# EXERCISE DETAILS
Set all the material down again unchanged, without the pictures.

# DATA BLOCK
'''

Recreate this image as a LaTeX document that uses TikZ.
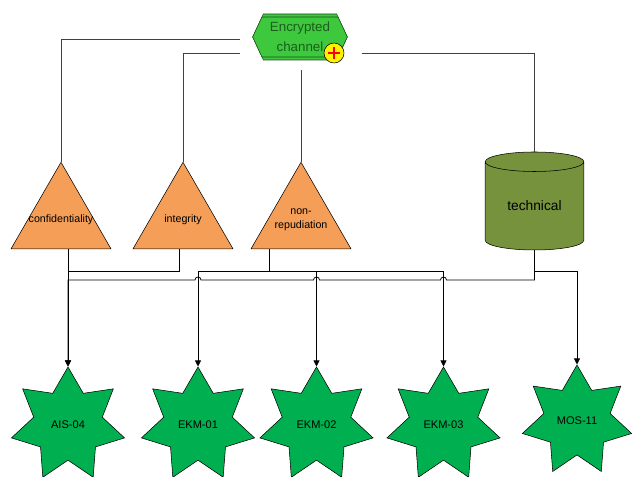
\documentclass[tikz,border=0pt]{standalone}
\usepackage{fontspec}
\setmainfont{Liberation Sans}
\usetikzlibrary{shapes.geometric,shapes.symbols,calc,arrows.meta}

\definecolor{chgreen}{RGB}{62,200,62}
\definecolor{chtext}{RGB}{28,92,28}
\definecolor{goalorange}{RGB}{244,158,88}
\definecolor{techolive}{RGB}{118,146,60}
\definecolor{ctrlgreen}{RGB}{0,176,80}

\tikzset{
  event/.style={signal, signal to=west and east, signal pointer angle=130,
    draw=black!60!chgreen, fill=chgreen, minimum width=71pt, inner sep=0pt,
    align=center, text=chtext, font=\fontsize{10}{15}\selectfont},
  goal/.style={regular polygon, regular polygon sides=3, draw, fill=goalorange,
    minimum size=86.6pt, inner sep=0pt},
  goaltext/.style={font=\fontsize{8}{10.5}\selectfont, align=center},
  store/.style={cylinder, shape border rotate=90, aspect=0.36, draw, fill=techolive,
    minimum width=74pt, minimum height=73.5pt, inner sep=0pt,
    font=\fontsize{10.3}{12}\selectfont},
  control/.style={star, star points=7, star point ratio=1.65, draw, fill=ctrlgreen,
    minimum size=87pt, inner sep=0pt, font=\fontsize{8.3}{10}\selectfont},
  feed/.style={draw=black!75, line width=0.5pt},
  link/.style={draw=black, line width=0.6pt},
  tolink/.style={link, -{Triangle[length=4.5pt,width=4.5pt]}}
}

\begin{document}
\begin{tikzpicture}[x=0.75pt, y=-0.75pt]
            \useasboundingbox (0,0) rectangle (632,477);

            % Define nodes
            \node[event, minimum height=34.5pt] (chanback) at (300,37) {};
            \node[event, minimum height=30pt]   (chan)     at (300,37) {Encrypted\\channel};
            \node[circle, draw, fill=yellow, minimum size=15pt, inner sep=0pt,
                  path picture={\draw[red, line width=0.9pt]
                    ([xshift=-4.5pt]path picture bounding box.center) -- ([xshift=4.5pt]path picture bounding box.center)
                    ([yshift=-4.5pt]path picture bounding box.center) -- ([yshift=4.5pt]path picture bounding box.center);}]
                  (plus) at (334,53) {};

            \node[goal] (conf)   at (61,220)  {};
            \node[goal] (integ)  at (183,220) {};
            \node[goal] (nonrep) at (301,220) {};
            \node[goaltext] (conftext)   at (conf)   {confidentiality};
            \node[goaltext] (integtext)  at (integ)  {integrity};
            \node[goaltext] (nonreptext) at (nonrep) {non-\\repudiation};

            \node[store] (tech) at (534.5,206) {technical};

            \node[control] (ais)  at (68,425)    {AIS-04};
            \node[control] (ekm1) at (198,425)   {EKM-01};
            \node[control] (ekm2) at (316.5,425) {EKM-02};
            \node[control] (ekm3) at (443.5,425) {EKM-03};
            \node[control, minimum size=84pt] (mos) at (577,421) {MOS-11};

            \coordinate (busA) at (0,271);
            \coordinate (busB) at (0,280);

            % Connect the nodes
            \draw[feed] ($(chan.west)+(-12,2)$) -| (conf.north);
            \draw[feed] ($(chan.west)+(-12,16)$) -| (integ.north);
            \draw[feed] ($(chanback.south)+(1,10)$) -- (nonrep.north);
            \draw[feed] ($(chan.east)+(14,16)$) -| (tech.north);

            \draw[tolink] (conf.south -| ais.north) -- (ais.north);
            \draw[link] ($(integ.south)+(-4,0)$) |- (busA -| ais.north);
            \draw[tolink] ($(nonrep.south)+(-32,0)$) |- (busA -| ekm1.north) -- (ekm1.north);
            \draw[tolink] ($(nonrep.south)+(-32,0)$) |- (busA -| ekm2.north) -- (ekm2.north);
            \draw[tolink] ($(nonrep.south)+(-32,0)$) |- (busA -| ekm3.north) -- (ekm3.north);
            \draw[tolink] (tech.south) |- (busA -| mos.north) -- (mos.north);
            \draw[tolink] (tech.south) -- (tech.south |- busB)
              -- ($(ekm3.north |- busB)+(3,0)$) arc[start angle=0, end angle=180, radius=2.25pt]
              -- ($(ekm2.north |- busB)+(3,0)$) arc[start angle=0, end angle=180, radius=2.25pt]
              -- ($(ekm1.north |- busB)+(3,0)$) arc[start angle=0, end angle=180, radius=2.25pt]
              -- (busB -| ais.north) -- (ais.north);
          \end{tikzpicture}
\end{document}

'''

# WRITTEN REPLY
Recreate this image as a LaTeX document that uses TikZ.
\documentclass[tikz,border=0pt]{standalone}
\usepackage{fontspec}
\setmainfont{Liberation Sans}
\usetikzlibrary{shapes.geometric,shapes.symbols,calc,arrows.meta}

\definecolor{chgreen}{RGB}{62,200,62}
\definecolor{chtext}{RGB}{28,92,28}
\definecolor{goalorange}{RGB}{244,158,88}
\definecolor{techolive}{RGB}{118,146,60}
\definecolor{ctrlgreen}{RGB}{0,176,80}

\tikzset{
  event/.style={signal, signal to=west and east, signal pointer angle=130,
    draw=black!60!chgreen, fill=chgreen, minimum width=71pt, inner sep=0pt,
    align=center, text=chtext, font=\fontsize{10}{15}\selectfont},
  goal/.style={regular polygon, regular polygon sides=3, draw, fill=goalorange,
    minimum size=86.6pt, inner sep=0pt},
  goaltext/.style={font=\fontsize{8}{10.5}\selectfont, align=center},
  store/.style={cylinder, shape border rotate=90, aspect=0.36, draw, fill=techolive,
    minimum width=74pt, minimum height=73.5pt, inner sep=0pt,
    font=\fontsize{10.3}{12}\selectfont},
  control/.style={star, star points=7, star point ratio=1.65, draw, fill=ctrlgreen,
    minimum size=87pt, inner sep=0pt, font=\fontsize{8.3}{10}\selectfont},
  feed/.style={draw=black!75, line width=0.5pt},
  link/.style={draw=black, line width=0.6pt},
  tolink/.style={link, -{Triangle[length=4.5pt,width=4.5pt]}}
}

\begin{document}
\begin{tikzpicture}[x=0.75pt, y=-0.75pt]
            \useasboundingbox (0,0) rectangle (632,477);

            % Define nodes
            \node[event, minimum height=34.5pt] (chanback) at (300,37) {};
            \node[event, minimum height=30pt]   (chan)     at (300,37) {Encrypted\\channel};
            \node[circle, draw, fill=yellow, minimum size=15pt, inner sep=0pt,
                  path picture={\draw[red, line width=0.9pt]
                    ([xshift=-4.5pt]path picture bounding box.center) -- ([xshift=4.5pt]path picture bounding box.center)
                    ([yshift=-4.5pt]path picture bounding box.center) -- ([yshift=4.5pt]path picture bounding box.center);}]
                  (plus) at (334,53) {};

            \node[goal] (conf)   at (61,220)  {};
            \node[goal] (integ)  at (183,220) {};
            \node[goal] (nonrep) at (301,220) {};
            \node[goaltext] (conftext)   at (conf)   {confidentiality};
            \node[goaltext] (integtext)  at (integ)  {integrity};
            \node[goaltext] (nonreptext) at (nonrep) {non-\\repudiation};

            \node[store] (tech) at (534.5,206) {technical};

            \node[control] (ais)  at (68,425)    {AIS-04};
            \node[control] (ekm1) at (198,425)   {EKM-01};
            \node[control] (ekm2) at (316.5,425) {EKM-02};
            \node[control] (ekm3) at (443.5,425) {EKM-03};
            \node[control, minimum size=84pt] (mos) at (577,421) {MOS-11};

            \coordinate (busA) at (0,271);
            \coordinate (busB) at (0,280);

            % Connect the nodes
            \draw[feed] ($(chan.west)+(-12,2)$) -| (conf.north);
            \draw[feed] ($(chan.west)+(-12,16)$) -| (integ.north);
            \draw[feed] ($(chanback.south)+(1,10)$) -- (nonrep.north);
            \draw[feed] ($(chan.east)+(14,16)$) -| (tech.north);

            \draw[tolink] (conf.south -| ais.north) -- (ais.north);
            \draw[link] ($(integ.south)+(-4,0)$) |- (busA -| ais.north);
            \draw[tolink] ($(nonrep.south)+(-32,0)$) |- (busA -| ekm1.north) -- (ekm1.north);
            \draw[tolink] ($(nonrep.south)+(-32,0)$) |- (busA -| ekm2.north) -- (ekm2.north);
            \draw[tolink] ($(nonrep.south)+(-32,0)$) |- (busA -| ekm3.north) -- (ekm3.north);
            \draw[tolink] (tech.south) |- (busA -| mos.north) -- (mos.north);
            \draw[tolink] (tech.south) -- (tech.south |- busB)
              -- ($(ekm3.north |- busB)+(3,0)$) arc[start angle=0, end angle=180, radius=2.25pt]
              -- ($(ekm2.north |- busB)+(3,0)$) arc[start angle=0, end angle=180, radius=2.25pt]
              -- ($(ekm1.north |- busB)+(3,0)$) arc[start angle=0, end angle=180, radius=2.25pt]
              -- (busB -| ais.north) -- (ais.north);
          \end{tikzpicture}
\end{document}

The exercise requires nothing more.